AIM: Lines that include the word "with" are the ones to copy.

DATA SHOWN:
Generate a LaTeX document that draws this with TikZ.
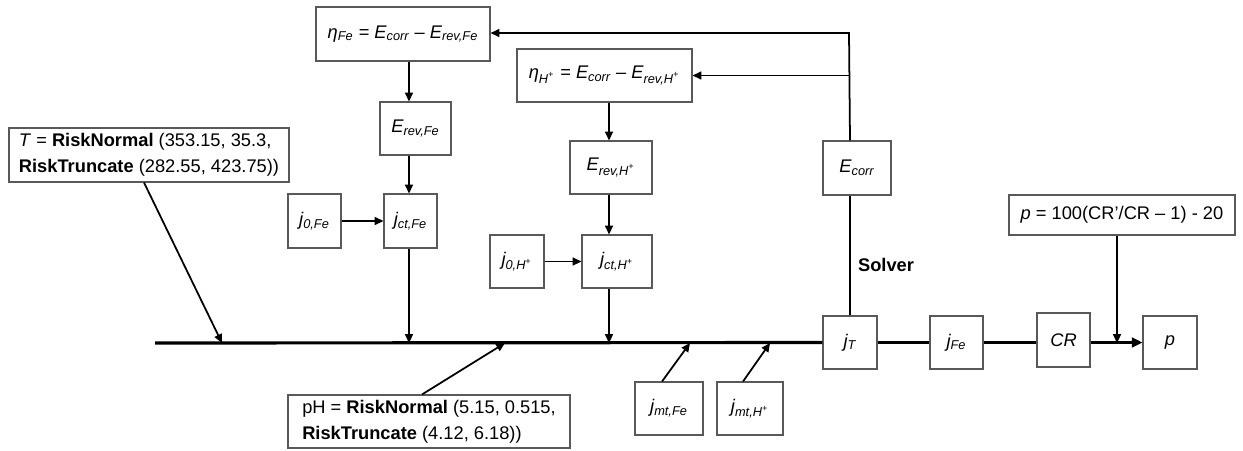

==

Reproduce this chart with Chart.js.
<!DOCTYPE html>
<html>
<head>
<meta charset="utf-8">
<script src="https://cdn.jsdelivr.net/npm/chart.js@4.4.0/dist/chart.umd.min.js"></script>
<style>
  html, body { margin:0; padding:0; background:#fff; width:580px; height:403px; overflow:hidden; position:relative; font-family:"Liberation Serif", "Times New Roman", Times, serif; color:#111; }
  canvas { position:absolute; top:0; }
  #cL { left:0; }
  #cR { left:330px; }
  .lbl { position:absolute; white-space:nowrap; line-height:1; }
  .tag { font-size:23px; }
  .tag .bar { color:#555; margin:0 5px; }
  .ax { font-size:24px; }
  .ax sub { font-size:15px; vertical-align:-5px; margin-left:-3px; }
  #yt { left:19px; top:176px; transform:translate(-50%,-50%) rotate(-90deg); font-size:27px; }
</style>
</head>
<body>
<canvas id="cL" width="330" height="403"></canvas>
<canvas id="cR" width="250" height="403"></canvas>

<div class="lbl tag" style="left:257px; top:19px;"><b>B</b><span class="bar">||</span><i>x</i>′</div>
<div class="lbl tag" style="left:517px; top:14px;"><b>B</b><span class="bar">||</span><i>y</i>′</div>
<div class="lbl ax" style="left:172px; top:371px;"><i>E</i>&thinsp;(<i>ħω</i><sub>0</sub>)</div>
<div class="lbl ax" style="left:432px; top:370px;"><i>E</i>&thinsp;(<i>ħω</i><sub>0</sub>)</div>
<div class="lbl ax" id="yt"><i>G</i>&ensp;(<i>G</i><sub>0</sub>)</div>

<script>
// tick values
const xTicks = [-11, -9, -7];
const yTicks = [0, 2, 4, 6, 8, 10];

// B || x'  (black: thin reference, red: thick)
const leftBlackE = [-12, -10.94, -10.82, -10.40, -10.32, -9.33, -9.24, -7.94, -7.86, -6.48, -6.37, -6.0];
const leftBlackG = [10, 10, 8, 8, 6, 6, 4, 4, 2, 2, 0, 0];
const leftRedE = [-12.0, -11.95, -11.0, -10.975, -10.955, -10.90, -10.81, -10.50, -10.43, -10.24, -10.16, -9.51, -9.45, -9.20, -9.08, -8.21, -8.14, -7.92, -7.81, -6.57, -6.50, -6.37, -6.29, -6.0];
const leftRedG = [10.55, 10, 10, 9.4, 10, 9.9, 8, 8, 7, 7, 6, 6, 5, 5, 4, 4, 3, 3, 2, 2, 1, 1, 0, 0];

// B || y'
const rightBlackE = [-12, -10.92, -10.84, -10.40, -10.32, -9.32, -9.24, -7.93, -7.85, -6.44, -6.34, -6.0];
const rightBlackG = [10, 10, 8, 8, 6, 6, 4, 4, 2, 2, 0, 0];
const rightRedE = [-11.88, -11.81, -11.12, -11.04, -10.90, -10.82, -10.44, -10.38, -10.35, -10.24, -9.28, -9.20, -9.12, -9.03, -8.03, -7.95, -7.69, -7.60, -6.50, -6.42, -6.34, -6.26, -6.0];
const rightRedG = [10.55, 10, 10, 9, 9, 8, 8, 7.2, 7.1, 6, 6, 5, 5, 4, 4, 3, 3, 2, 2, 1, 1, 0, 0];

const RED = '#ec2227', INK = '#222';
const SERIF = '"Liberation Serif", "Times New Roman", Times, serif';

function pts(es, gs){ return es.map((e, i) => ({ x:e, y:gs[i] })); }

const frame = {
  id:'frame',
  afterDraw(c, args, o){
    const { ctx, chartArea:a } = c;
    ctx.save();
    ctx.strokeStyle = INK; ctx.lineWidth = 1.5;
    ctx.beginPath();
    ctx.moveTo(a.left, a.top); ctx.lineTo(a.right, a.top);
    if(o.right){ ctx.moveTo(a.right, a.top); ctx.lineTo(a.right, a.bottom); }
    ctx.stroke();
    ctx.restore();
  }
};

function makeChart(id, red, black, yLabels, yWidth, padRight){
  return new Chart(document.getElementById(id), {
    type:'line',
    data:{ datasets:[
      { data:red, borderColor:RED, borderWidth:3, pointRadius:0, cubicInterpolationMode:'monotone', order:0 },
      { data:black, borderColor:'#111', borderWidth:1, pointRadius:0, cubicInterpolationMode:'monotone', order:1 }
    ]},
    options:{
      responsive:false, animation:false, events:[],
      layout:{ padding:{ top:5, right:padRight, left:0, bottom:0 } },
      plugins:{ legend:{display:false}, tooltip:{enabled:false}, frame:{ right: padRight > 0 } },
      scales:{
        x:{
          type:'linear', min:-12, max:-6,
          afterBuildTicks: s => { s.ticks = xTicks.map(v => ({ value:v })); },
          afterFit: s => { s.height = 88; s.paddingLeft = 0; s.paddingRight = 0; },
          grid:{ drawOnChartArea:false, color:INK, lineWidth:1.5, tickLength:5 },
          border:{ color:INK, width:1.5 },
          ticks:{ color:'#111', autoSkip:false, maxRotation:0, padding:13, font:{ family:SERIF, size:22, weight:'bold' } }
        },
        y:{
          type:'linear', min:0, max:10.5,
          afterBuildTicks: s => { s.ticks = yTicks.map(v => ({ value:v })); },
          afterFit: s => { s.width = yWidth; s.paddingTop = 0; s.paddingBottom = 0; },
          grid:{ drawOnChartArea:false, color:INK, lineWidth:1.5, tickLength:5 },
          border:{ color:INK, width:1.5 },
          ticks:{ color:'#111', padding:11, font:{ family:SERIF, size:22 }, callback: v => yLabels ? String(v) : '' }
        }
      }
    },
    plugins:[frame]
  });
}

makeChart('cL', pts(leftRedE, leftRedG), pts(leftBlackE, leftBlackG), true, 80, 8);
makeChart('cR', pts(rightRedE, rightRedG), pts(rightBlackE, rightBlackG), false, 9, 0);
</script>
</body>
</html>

RESULT:
Generate a LaTeX document that draws this with TikZ.
Reproduce this chart with Chart.js.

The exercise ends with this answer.